* Your goal *
Would you repeat the listing exactly but omit every picture?

* Data section *
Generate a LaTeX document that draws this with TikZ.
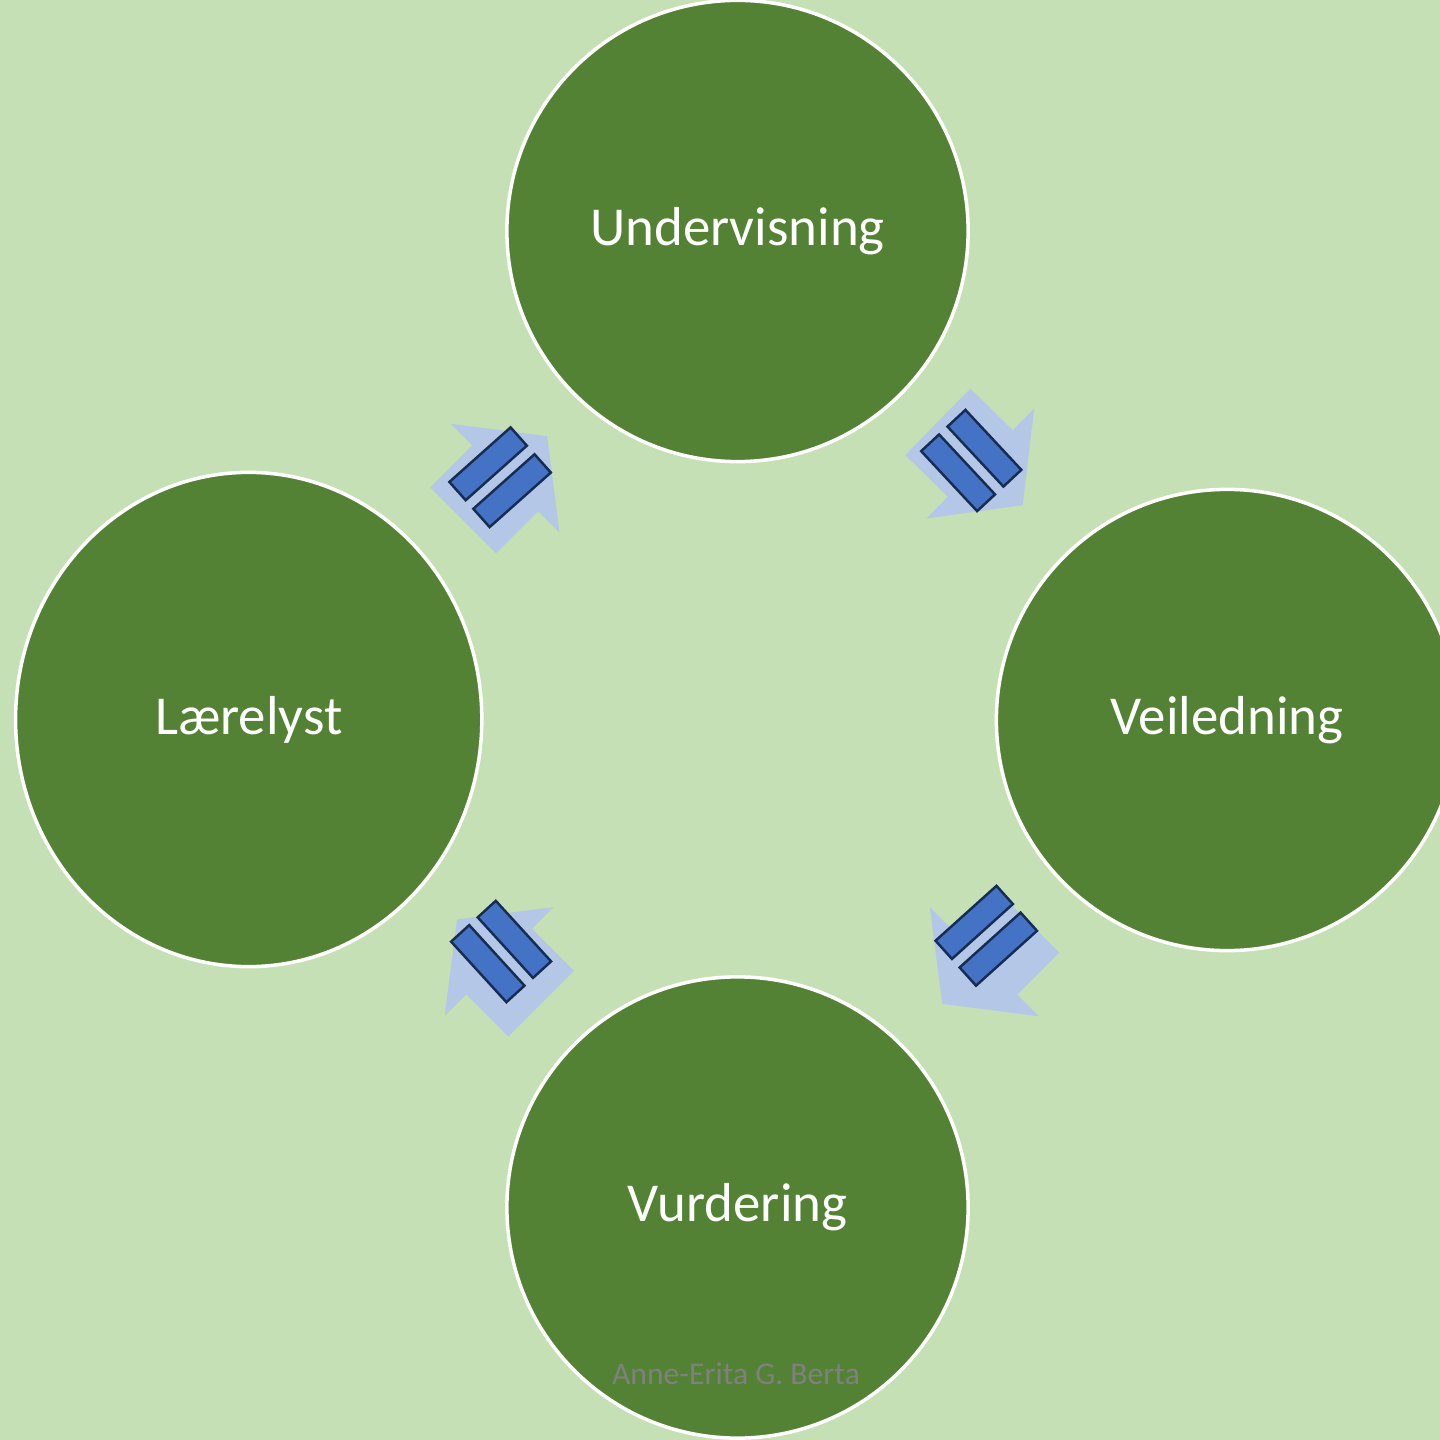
\documentclass[tikz,border=0pt]{standalone}
\usepackage{fontspec}
\setmainfont{Carlito}
\usetikzlibrary{calc,shapes.geometric}

\definecolor{bgreen}{HTML}{C5E0B4}
\definecolor{leaf}{HTML}{548235}
\definecolor{pale}{HTML}{B4C7E7}
\definecolor{barblue}{HTML}{4472C4}
\definecolor{barline}{HTML}{172C51}

% block arrow between two stages: from, to, shift, angle, bar shift, bar angle
\newcommand{\blockarrow}[6]{%
  \begin{scope}[shift={($(#1)!.5!(#2)+(#3)$)}]
    \fill[pale,rotate=#4] (-59.5,-46.5) -- (0,-46.5) -- (0,-77) -- (59.5,0)
      -- (0,77) -- (0,46.5) -- (-59.5,46.5) -- cycle;
    \begin{scope}[shift={(#5)},rotate=#6]
      \draw[arrowbar] (-41,-30.25) rectangle (41,-5.75);
      \draw[arrowbar] (-41,5.75) rectangle (41,30.25);
    \end{scope}
  \end{scope}}

\begin{document}
\begin{tikzpicture}[x=0.01cm,y=-0.01cm,
    stage/.style={circle,fill=leaf,draw=white,line width=1pt,
      minimum size=4.61cm,text=white,font=\fontsize{15.6}{18}\selectfont},
    arrowbar/.style={fill=barblue,draw=barline,line width=0.7pt}]

  \clip (0,0) rectangle (1440,1440);
  \fill[bgreen] (0,0) rectangle (1440,1440);

  \node[stage] (und) at (737.5,231) {Undervisning};
  \node[stage] (vei) at (1227,720) {Veiledning};
  \node[stage] (vur) at (737.5,1207.5) {Vurdering};
  \node[stage,ellipse,minimum width=4.66cm,minimum height=4.94cm]
    (laer) at (248.7,719.5) {Lærelyst};

  \blockarrow{laer}{und}{12,3}{45}{-5,-1}{41.7}
  \blockarrow{und}{vei}{-2,-12}{-44.4}{-9,-3}{-47}
  \blockarrow{vei}{vur}{2,-2}{-135}{2,-26}{-138}
  \blockarrow{vur}{laer}{6,-2}{135}{2,-10}{132.4}

  \node[text=black!50,font=\fontsize{9}{11}\selectfont] (sign) at (736,1374)
    {Anne-Erita G. Berta};
\end{tikzpicture}
\end{document}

* The answer *
Generate a LaTeX document that draws this with TikZ.
\documentclass[tikz,border=0pt]{standalone}
\usepackage{fontspec}
\setmainfont{Carlito}
\usetikzlibrary{calc,shapes.geometric}

\definecolor{bgreen}{HTML}{C5E0B4}
\definecolor{leaf}{HTML}{548235}
\definecolor{pale}{HTML}{B4C7E7}
\definecolor{barblue}{HTML}{4472C4}
\definecolor{barline}{HTML}{172C51}

% block arrow between two stages: from, to, shift, angle, bar shift, bar angle
\newcommand{\blockarrow}[6]{%
  \begin{scope}[shift={($(#1)!.5!(#2)+(#3)$)}]
    \fill[pale,rotate=#4] (-59.5,-46.5) -- (0,-46.5) -- (0,-77) -- (59.5,0)
      -- (0,77) -- (0,46.5) -- (-59.5,46.5) -- cycle;
    \begin{scope}[shift={(#5)},rotate=#6]
      \draw[arrowbar] (-41,-30.25) rectangle (41,-5.75);
      \draw[arrowbar] (-41,5.75) rectangle (41,30.25);
    \end{scope}
  \end{scope}}

\begin{document}
\begin{tikzpicture}[x=0.01cm,y=-0.01cm,
    stage/.style={circle,fill=leaf,draw=white,line width=1pt,
      minimum size=4.61cm,text=white,font=\fontsize{15.6}{18}\selectfont},
    arrowbar/.style={fill=barblue,draw=barline,line width=0.7pt}]

  \clip (0,0) rectangle (1440,1440);
  \fill[bgreen] (0,0) rectangle (1440,1440);

  \node[stage] (und) at (737.5,231) {Undervisning};
  \node[stage] (vei) at (1227,720) {Veiledning};
  \node[stage] (vur) at (737.5,1207.5) {Vurdering};
  \node[stage,ellipse,minimum width=4.66cm,minimum height=4.94cm]
    (laer) at (248.7,719.5) {Lærelyst};

  \blockarrow{laer}{und}{12,3}{45}{-5,-1}{41.7}
  \blockarrow{und}{vei}{-2,-12}{-44.4}{-9,-3}{-47}
  \blockarrow{vei}{vur}{2,-2}{-135}{2,-26}{-138}
  \blockarrow{vur}{laer}{6,-2}{135}{2,-10}{132.4}

  \node[text=black!50,font=\fontsize{9}{11}\selectfont] (sign) at (736,1374)
    {Anne-Erita G. Berta};
\end{tikzpicture}
\end{document}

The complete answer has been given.